TO DO
In this exercise, return the whole listing exactly, excluding any images.

#####

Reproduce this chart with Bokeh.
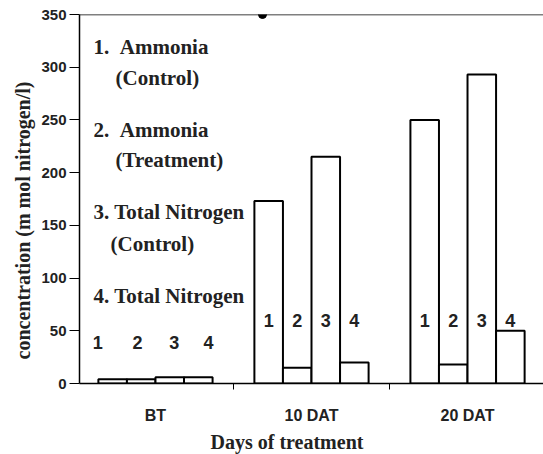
from bokeh.plotting import figure
from bokeh.models import FixedTicker, Span, ColumnDataSource, Title
from bokeh.embed import file_html
from bokeh.resources import INLINE
from bokeh.core.properties import value

# ---- data ----
groups = ["BT", "10 DAT", "20 DAT"]
series_ids = ["1", "2", "3", "4"]
ammonia_control = [4, 173, 250]
ammonia_treatment = [4, 15, 18]
total_nitrogen_control = [6, 215, 293]
total_nitrogen_treatment = [6, 20, 50]
y_ticks = [0, 50, 100, 150, 200, 250, 300, 350]
legend_lines = ["1.\u00a0\u00a0Ammonia", "(Control)", "2.\u00a0\u00a0Ammonia", "(Treatment)",
                "3. Total Nitrogen", "(Control)", "4. Total Nitrogen"]

series_values = [ammonia_control, ammonia_treatment, total_nitrogen_control, total_nitrogen_treatment]

# ---- layout constants ----
bar_w = 0.183
offsets = [-1.5 * bar_w, -0.5 * bar_w, 0.5 * bar_w, 1.5 * bar_w]
bt_label_offsets = [-0.37, -0.115, 0.12, 0.34]
serif = "Liberation Serif"
sans = "Liberation Sans"
ink = "#222222"

p = figure(width=543, height=454, x_range=(0.013, 2.987), y_range=(0, 350),
           output_backend="svg", toolbar_location=None,
           min_border_left=79, min_border_right=0, min_border_top=14, min_border_bottom=65)
p.outline_line_color = None
p.xgrid.visible = False
p.ygrid.visible = False
p.background_fill_color = "white"
p.border_fill_color = "white"

# bars
xs, tops = [], []
for si, vals in enumerate(series_values):
    for gi, v in enumerate(vals):
        xs.append(gi + 0.5 + offsets[si])
        tops.append(v)
src = ColumnDataSource(dict(x=xs, top=tops))
p.vbar(x="x", top="top", bottom=0, width=bar_w, source=src,
       fill_color="white", line_color="black", line_width=2)

# bar numbers
lx, ly, lt = [], [], []
for gi in range(len(groups)):
    for si, sid in enumerate(series_ids):
        if gi == 0:
            lx.append(gi + 0.5 + bt_label_offsets[si]); ly.append(39)
        else:
            lx.append(gi + 0.5 + offsets[si]); ly.append(60)
        lt.append(sid)
p.text(x=lx, y=ly, text=lt, text_font=value(sans), text_font_style="bold",
       text_font_size="18px", text_align="center", text_baseline="middle", text_color=ink)

# legend-like text
leg_x = [0.103, 0.244, 0.103, 0.244, 0.103, 0.212, 0.103]
leg_y = [319, 290, 240, 212, 162.5, 132.5, 83]
p.text(x=leg_x, y=leg_y, text=legend_lines, text_font=value(serif), text_font_style="bold",
       text_font_size="21px", text_align="left", text_baseline="middle", text_color=ink)

# top line and stray dot
p.add_layout(Span(location=350, dimension="width", line_color="black", line_width=1.5))
p.scatter(x=[1.186], y=[350], size=8, color="black")

# axes
p.yaxis.ticker = FixedTicker(ticks=y_ticks)
p.yaxis.major_tick_out = 10
p.yaxis.major_tick_in = 0
p.yaxis.minor_tick_out = 0
p.yaxis.minor_tick_in = 0
p.yaxis.major_label_standoff = 3
p.yaxis.major_label_text_font = sans
p.yaxis.major_label_text_font_style = "bold"
p.yaxis.major_label_text_font_size = "15px"
p.yaxis.major_label_text_color = ink
p.yaxis.axis_line_width = 1.5

p.xaxis.ticker = FixedTicker(ticks=[0.5, 1.5, 2.5], minor_ticks=[1, 2])
p.xaxis.major_label_overrides = {0.5: groups[0], 1.5: groups[1], 2.5: groups[2]}
p.xaxis.major_tick_out = 0
p.xaxis.major_tick_in = 0
p.xaxis.minor_tick_out = 6
p.xaxis.minor_tick_in = 0
p.xaxis.major_label_standoff = 17
p.xaxis.major_label_text_font = sans
p.xaxis.major_label_text_font_style = "bold"
p.xaxis.major_label_text_font_size = "16px"
p.xaxis.major_label_text_color = ink
p.xaxis.axis_line_width = 1.5

# axis titles
p.add_layout(Title(text="Days of treatment", align="left", offset=131, standoff=4,
                   text_font=serif, text_font_style="bold", text_font_size="20px",
                   text_color=ink), "below")
p.add_layout(Title(text="concentration (m mol nitrogen/l)", align="left", offset=24, standoff=10,
                   text_font=serif, text_font_style="bold", text_font_size="20px",
                   text_color=ink), "left")

open("out.html", "w").write(file_html(p, INLINE))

#####

THE RESPONSE
Reproduce this chart with Bokeh.
from bokeh.plotting import figure
from bokeh.models import FixedTicker, Span, ColumnDataSource, Title
from bokeh.embed import file_html
from bokeh.resources import INLINE
from bokeh.core.properties import value

# ---- data ----
groups = ["BT", "10 DAT", "20 DAT"]
series_ids = ["1", "2", "3", "4"]
ammonia_control = [4, 173, 250]
ammonia_treatment = [4, 15, 18]
total_nitrogen_control = [6, 215, 293]
total_nitrogen_treatment = [6, 20, 50]
y_ticks = [0, 50, 100, 150, 200, 250, 300, 350]
legend_lines = ["1.\u00a0\u00a0Ammonia", "(Control)", "2.\u00a0\u00a0Ammonia", "(Treatment)",
                "3. Total Nitrogen", "(Control)", "4. Total Nitrogen"]

series_values = [ammonia_control, ammonia_treatment, total_nitrogen_control, total_nitrogen_treatment]

# ---- layout constants ----
bar_w = 0.183
offsets = [-1.5 * bar_w, -0.5 * bar_w, 0.5 * bar_w, 1.5 * bar_w]
bt_label_offsets = [-0.37, -0.115, 0.12, 0.34]
serif = "Liberation Serif"
sans = "Liberation Sans"
ink = "#222222"

p = figure(width=543, height=454, x_range=(0.013, 2.987), y_range=(0, 350),
           output_backend="svg", toolbar_location=None,
           min_border_left=79, min_border_right=0, min_border_top=14, min_border_bottom=65)
p.outline_line_color = None
p.xgrid.visible = False
p.ygrid.visible = False
p.background_fill_color = "white"
p.border_fill_color = "white"

# bars
xs, tops = [], []
for si, vals in enumerate(series_values):
    for gi, v in enumerate(vals):
        xs.append(gi + 0.5 + offsets[si])
        tops.append(v)
src = ColumnDataSource(dict(x=xs, top=tops))
p.vbar(x="x", top="top", bottom=0, width=bar_w, source=src,
       fill_color="white", line_color="black", line_width=2)

# bar numbers
lx, ly, lt = [], [], []
for gi in range(len(groups)):
    for si, sid in enumerate(series_ids):
        if gi == 0:
            lx.append(gi + 0.5 + bt_label_offsets[si]); ly.append(39)
        else:
            lx.append(gi + 0.5 + offsets[si]); ly.append(60)
        lt.append(sid)
p.text(x=lx, y=ly, text=lt, text_font=value(sans), text_font_style="bold",
       text_font_size="18px", text_align="center", text_baseline="middle", text_color=ink)

# legend-like text
leg_x = [0.103, 0.244, 0.103, 0.244, 0.103, 0.212, 0.103]
leg_y = [319, 290, 240, 212, 162.5, 132.5, 83]
p.text(x=leg_x, y=leg_y, text=legend_lines, text_font=value(serif), text_font_style="bold",
       text_font_size="21px", text_align="left", text_baseline="middle", text_color=ink)

# top line and stray dot
p.add_layout(Span(location=350, dimension="width", line_color="black", line_width=1.5))
p.scatter(x=[1.186], y=[350], size=8, color="black")

# axes
p.yaxis.ticker = FixedTicker(ticks=y_ticks)
p.yaxis.major_tick_out = 10
p.yaxis.major_tick_in = 0
p.yaxis.minor_tick_out = 0
p.yaxis.minor_tick_in = 0
p.yaxis.major_label_standoff = 3
p.yaxis.major_label_text_font = sans
p.yaxis.major_label_text_font_style = "bold"
p.yaxis.major_label_text_font_size = "15px"
p.yaxis.major_label_text_color = ink
p.yaxis.axis_line_width = 1.5

p.xaxis.ticker = FixedTicker(ticks=[0.5, 1.5, 2.5], minor_ticks=[1, 2])
p.xaxis.major_label_overrides = {0.5: groups[0], 1.5: groups[1], 2.5: groups[2]}
p.xaxis.major_tick_out = 0
p.xaxis.major_tick_in = 0
p.xaxis.minor_tick_out = 6
p.xaxis.minor_tick_in = 0
p.xaxis.major_label_standoff = 17
p.xaxis.major_label_text_font = sans
p.xaxis.major_label_text_font_style = "bold"
p.xaxis.major_label_text_font_size = "16px"
p.xaxis.major_label_text_color = ink
p.xaxis.axis_line_width = 1.5

# axis titles
p.add_layout(Title(text="Days of treatment", align="left", offset=131, standoff=4,
                   text_font=serif, text_font_style="bold", text_font_size="20px",
                   text_color=ink), "below")
p.add_layout(Title(text="concentration (m mol nitrogen/l)", align="left", offset=24, standoff=10,
                   text_font=serif, text_font_style="bold", text_font_size="20px",
                   text_color=ink), "left")

open("out.html", "w").write(file_html(p, INLINE))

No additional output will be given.